I will post details of my shop hop when I get home but for now I am at work and so photo-less and killing time so I thought Id tell you about a conversation I had with Dennis that highly amused my small brain last night.
American friends are coming to our area and I have promised them a whistle stop tour. Trying to think of the highlights of Liverpool I remembered this now famous statue ( which has now been duplicated with many differently coloured clones popping up around the city). Dennis demurred calling it 'scary'.
'How can it be scary?' I ask, 'Its half dog half banana.
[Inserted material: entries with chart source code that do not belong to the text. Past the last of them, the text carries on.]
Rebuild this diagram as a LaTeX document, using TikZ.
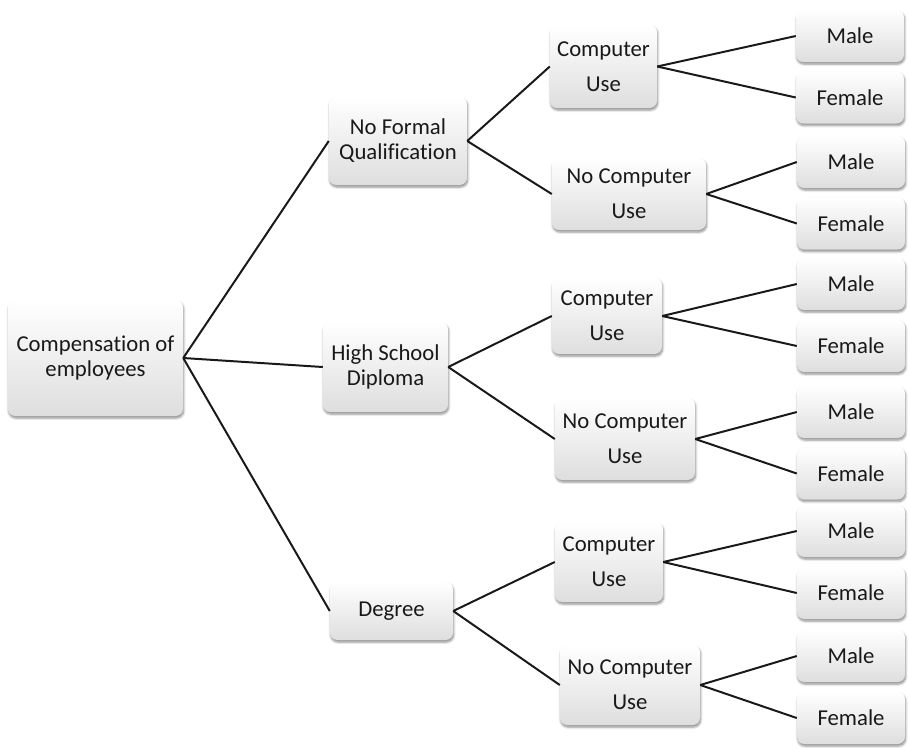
\documentclass[tikz,border=0pt]{standalone}
\usepackage{fontspec}
\setmainfont[Ligatures=NoCommon]{Carlito}
\usetikzlibrary{shadows.blur}

\newcommand{\pxu}{0.03cm}

\tikzset{
  box/.style={rounded corners=0.22cm, top color=white, bottom color=black!13,
    blur shadow={shadow xshift=0.6pt, shadow yshift=-1.8pt, shadow blur steps=6, shadow opacity=45},
    align=center, inner sep=0pt, text=black!90, font={\fontsize{19.4}{21.3}\selectfont}},
  usebox/.style={box, font={\fontsize{19.4}{29.8}\selectfont}},
  leaf/.style={box, minimum width=108*\pxu, minimum height=52*\pxu},
  sz/.style 2 args={minimum width=#1*\pxu, minimum height=#2*\pxu},
  link/.style={line width=1.7pt, black!90}
}

\begin{document}
\begin{tikzpicture}[x=0.03cm, y=-0.03cm]
\useasboundingbox (0,0) rectangle (908,748);

\node[box, sz={175}{116}] (comp) at (95.5,358) {Compensation of\\employees}; % root
\node[box, sz={138}{88}] (nfq) at (398,141) {No Formal\\Qualification}; % level 1
\node[box, sz={125}{90}] (hsd) at (385.5,367) {High School\\Diploma};
\node[box, sz={123}{58}] (deg) at (391.5,611) {Degree};

\node[usebox, sz={107}{83}] (cuA) at (603.5,66.5) {Computer\\Use}; % level 2
\node[usebox, sz={154}{72}] (ncuA) at (629,194) {No Computer\\Use};
\node[usebox, sz={110}{76}] (cuB) at (607,316) {Computer\\Use};
\node[usebox, sz={140}{82}] (ncuB) at (625,439) {No Computer\\Use};
\node[usebox, sz={108}{80}] (cuC) at (609,562) {Computer\\Use};
\node[usebox, sz={140}{80}] (ncuC) at (630,685) {No Computer\\Use};

\node[leaf] (mA1) at (850,36) {Male}; % level 3
\node[leaf] (fA1) at (850,97.5) {Female};
\node[leaf] (mA2) at (851,162) {Male};
\node[leaf] (fA2) at (851,223.5) {Female};
\node[leaf] (mB1) at (851,284) {Male};
\node[leaf] (fB1) at (851,346) {Female};
\node[leaf] (mB2) at (851,412) {Male};
\node[leaf] (fB2) at (851,473.5) {Female};
\node[leaf] (mC1) at (851,531) {Male};
\node[leaf] (fC1) at (851,593) {Female};
\node[leaf] (mC2) at (851,656) {Male};
\node[leaf] (fC2) at (851,718) {Female};

\draw[link] (comp.east) -- (nfq.west); % root to level 1
\draw[link] (comp.east) -- (hsd.west);
\draw[link] (comp.east) -- (deg.west);

\draw[link] (nfq.east) -- (cuA.west); % level 1 to level 2
\draw[link] (nfq.east) -- (ncuA.west);
\draw[link] (hsd.east) -- (cuB.west);
\draw[link] (hsd.east) -- (ncuB.west);
\draw[link] (deg.east) -- (cuC.west);
\draw[link] (deg.east) -- (ncuC.west);

\draw[link] (cuA.east) -- (mA1.west); % level 2 to level 3
\draw[link] (cuA.east) -- (fA1.west);
\draw[link] (ncuA.east) -- (mA2.west);
\draw[link] (ncuA.east) -- (fA2.west);
\draw[link] (cuB.east) -- (mB1.west);
\draw[link] (cuB.east) -- (fB1.west);
\draw[link] (ncuB.east) -- (mB2.west);
\draw[link] (ncuB.east) -- (fB2.west);
\draw[link] (cuC.east) -- (mC1.west);
\draw[link] (cuC.east) -- (fC1.west);
\draw[link] (ncuC.east) -- (mC2.west);
\draw[link] (ncuC.east) -- (fC2.west);

\end{tikzpicture}
\end{document}
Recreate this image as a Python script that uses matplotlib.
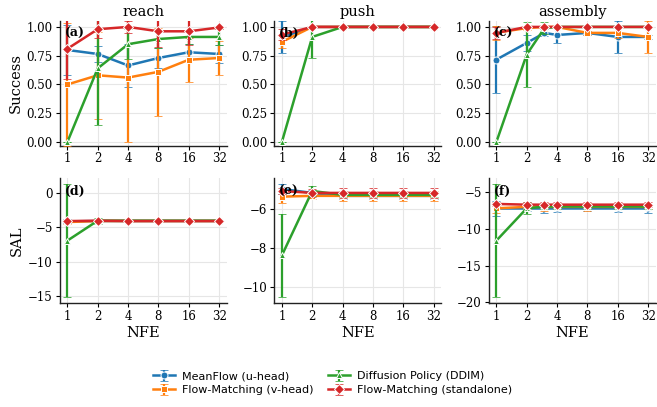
import numpy as np
import matplotlib
matplotlib.use("Agg")
import matplotlib.pyplot as plt
from matplotlib.ticker import FixedLocator, FixedFormatter, NullLocator

methods = ["MeanFlow (u-head)", "Flow-Matching (v-head)",
           "Diffusion Policy (DDIM)", "Flow-Matching (standalone)"]
colors = ["#1f77b4", "#ff7f0e", "#2ca02c", "#d62728"]
markers = ["o", "s", "^", "D"]

nfe = [1, 2, 4, 8, 16, 32]
nfe_asm = [1, 2, 3, 4, 8, 16, 32]
nfe_ticks = [1, 2, 4, 8, 16, 32]

# success rate, mean / std  (rows: methods in order above)
reach_succ = [[0.80, 0.765, 0.665, 0.73, 0.78, 0.765],
              [0.50, 0.58, 0.56, 0.61, 0.715, 0.73],
              [0.00, 0.64, 0.85, 0.895, 0.913, 0.913],
              [0.81, 0.98, 1.00, 0.962, 0.962, 0.995]]
reach_succ_err = [[0.22, 0.07, 0.19, 0.085, 0.07, 0.075],
                  [0.53, 0.38, 0.56, 0.38, 0.19, 0.145],
                  [0.00, 0.49, 0.13, 0.08, 0.06, 0.07],
                  [0.26, 0.08, 0.05, 0.14, 0.12, 0.01]]

push_succ = [[0.91, 1.0, 1.0, 1.0, 1.0, 1.0],
             [0.87, 1.0, 1.0, 1.0, 1.0, 1.0],
             [0.00, 0.913, 1.0, 1.0, 1.0, 1.0],
             [0.933, 1.0, 1.0, 1.0, 1.0, 1.0]]
push_succ_err = [[0.14, 0.0, 0.0, 0.0, 0.0, 0.0],
                 [0.05, 0.0, 0.0, 0.0, 0.0, 0.0],
                 [0.00, 0.18, 0.0, 0.0, 0.0, 0.0],
                 [0.05, 0.0, 0.0, 0.0, 0.0, 0.0]]

asm_succ = [[0.716, 0.861, 0.948, 0.93, 0.948, 0.913, 0.913],
            [0.95, 0.99, 1.0, 1.0, 0.948, 0.948, 0.913],
            [0.00, 0.76, 0.99, 1.0, 1.0, 1.0, 1.0],
            [0.948, 1.0, 1.0, 1.0, 1.0, 1.0, 1.0]]
asm_succ_err = [[0.29, 0.07, 0.03, 0.07, 0.02, 0.14, 0.02],
                [0.06, 0.02, 0.0, 0.0, 0.02, 0.04, 0.14],
                [0.00, 0.28, 0.05, 0.0, 0.0, 0.0, 0.0],
                [0.05, 0.0, 0.0, 0.0, 0.0, 0.0, 0.0]]

# SAL, mean / std
reach_sal = [[-4.1, -4.05, -4.05, -4.05, -4.05, -4.05],
             [-4.2, -4.05, -4.05, -4.05, -4.05, -4.05],
             [-6.93, -4.0, -4.0, -4.0, -4.0, -4.0],
             [-4.06, -4.0, -4.05, -4.05, -4.05, -4.05]]
reach_sal_err = [[0.3, 0.2, 0.2, 0.2, 0.2, 0.2],
                 [0.3, 0.2, 0.2, 0.2, 0.2, 0.2],
                 [8.3, 0.45, 0.1, 0.1, 0.1, 0.1],
                 [0.2, 0.15, 0.15, 0.15, 0.15, 0.15]]

push_sal = [[-5.0, -5.2, -5.35, -5.35, -5.35, -5.35],
            [-5.39, -5.35, -5.35, -5.35, -5.35, -5.35],
            [-8.4, -5.1, -5.3, -5.3, -5.3, -5.3],
            [-5.1, -5.2, -5.2, -5.2, -5.2, -5.2]]
push_sal_err = [[0.25, 0.15, 0.15, 0.15, 0.15, 0.15],
                [0.35, 0.15, 0.25, 0.25, 0.25, 0.25],
                [2.13, 0.25, 0.1, 0.1, 0.1, 0.1],
                [0.15, 0.2, 0.25, 0.25, 0.25, 0.25]]

asm_sal = [[-7.2, -7.2, -7.2, -7.2, -7.2, -7.2, -7.2],
           [-7.2, -7.0, -7.0, -7.0, -7.0, -7.0, -7.0],
           [-11.6, -7.2, -6.95, -6.95, -6.95, -6.95, -6.95],
           [-6.6, -6.7, -6.7, -6.7, -6.7, -6.7, -6.7]]
asm_sal_err = [[1.05, 0.4, 0.6, 0.5, 0.4, 0.5, 0.6],
               [0.7, 0.3, 0.5, 0.3, 0.5, 0.3, 0.3],
               [7.7, 0.8, 0.3, 0.3, 0.3, 0.3, 0.3],
               [0.3, 0.3, 0.3, 0.3, 0.3, 0.3, 0.3]]

tasks = ["reach", "push", "assembly"]
panels = [
    (nfe, reach_succ, reach_succ_err), (nfe, push_succ, push_succ_err), (nfe_asm, asm_succ, asm_succ_err),
    (nfe, reach_sal, reach_sal_err), (nfe, push_sal, push_sal_err), (nfe_asm, asm_sal, asm_sal_err),
]
letters = ["(a)", "(b)", "(c)", "(d)", "(e)", "(f)"]

plt.rcParams["font.family"] = ["DejaVu Serif"]
plt.rcParams["axes.unicode_minus"] = True

fig, axes = plt.subplots(2, 3, figsize=(6.57, 4.07), dpi=100)
fig.subplots_adjust(left=0.091, right=0.998, bottom=0.256, top=0.948,
                    wspace=0.285, hspace=0.265)

handles = []
for i, ax in enumerate(axes.flat):
    xs, means, errs = panels[i]
    ax.set_xscale("log", base=2)
    for k in range(4):
        h = ax.errorbar(xs, means[k], yerr=errs[k], color=colors[k], marker=markers[k],
                        markersize=5 if markers[k] != "D" else 5.5,
                        markeredgecolor="white", markeredgewidth=0.7,
                        linewidth=1.8, elinewidth=1.6, capsize=3, capthick=1.2,
                        label=methods[k], zorder=2 + k)
        for c in h[1]:
            c.set_alpha(0.75)
        if i == 0:
            handles.append(h)
    ax.xaxis.set_major_locator(FixedLocator(nfe_ticks))
    ax.xaxis.set_major_formatter(FixedFormatter([str(t) for t in nfe_ticks]))
    ax.xaxis.set_minor_locator(NullLocator())
    ax.grid(True, color="#e6e6e6", linewidth=0.8, zorder=0)
    ax.set_axisbelow(True)
    for s in ["top", "right"]:
        ax.spines[s].set_visible(False)
    for s in ["left", "bottom"]:
        ax.spines[s].set_linewidth(1.0)
        ax.spines[s].set_color("#222222")
    ax.tick_params(labelsize=8.5, length=3, width=0.8, pad=2)
    ax.text(0.03, 0.95, letters[i], transform=ax.transAxes, fontsize=9,
            fontweight="bold", ha="left", va="top", zorder=10)
    if i < 3:
        ax.set_ylim(-0.03, 1.05)
        ax.set_yticks([0.0, 0.25, 0.5, 0.75, 1.0])
        ax.set_yticklabels(["0.00", "0.25", "0.50", "0.75", "1.00"])
        ax.set_title(tasks[i], fontsize=10.5, pad=4)
    else:
        ax.set_xlabel("NFE", fontsize=10.5, labelpad=2)

axes[0, 0].set_ylabel("Success", fontsize=10.5, labelpad=3)
axes[1, 0].set_ylabel("SAL", fontsize=10.5, labelpad=3)
axes[1, 0].set_yticks([0, -5, -10, -15])
axes[1, 1].set_yticks([-6, -8, -10])
axes[1, 2].set_yticks([-5, -10, -15, -20])

fig.legend(handles, methods, loc="upper center", ncol=2, frameon=False,
           prop={"family": "DejaVu Sans", "size": 8},
           bbox_to_anchor=(0.506, 0.088), handlelength=2.0,
           columnspacing=1.3, handletextpad=0.6, labelspacing=0.35,
           borderaxespad=0.0, borderpad=0.0)

fig.savefig("out.png", dpi=100)
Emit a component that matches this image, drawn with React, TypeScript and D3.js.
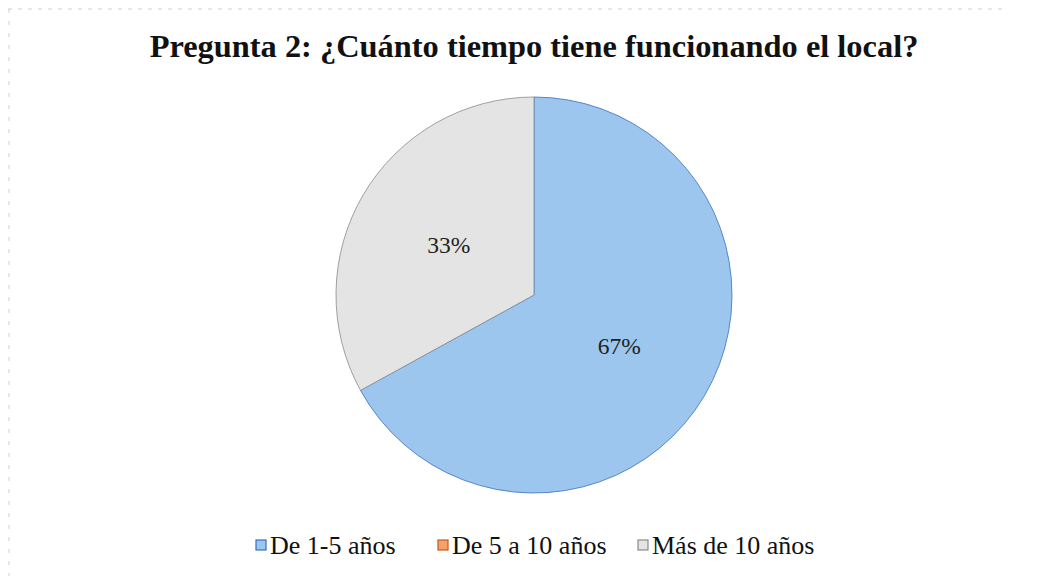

What's scary about that?"
'Exactly." he replies.
Hard to answer that so I kept silent.
But he ruminates about these things.
"Why is it a banana?" he asks, genuinely perplexed.
I lost interest in this long long ago, "Oh, I don't know. Its a zen thing. Accept it. half dog. Half banana. It just is"
"But," he says, with that tone in his voice he gets, knowing that he is about to be funny, "If its going to be half fruit shouldn't it be half paw-paw?"
I thought it really funny until I searched just now to find you a photo of the half dog and half banana and found out it is in fact a half - lamb.
Never knew that.
There you go. Have to go back to work now.
Aren't you glad I stopped by to waste your time?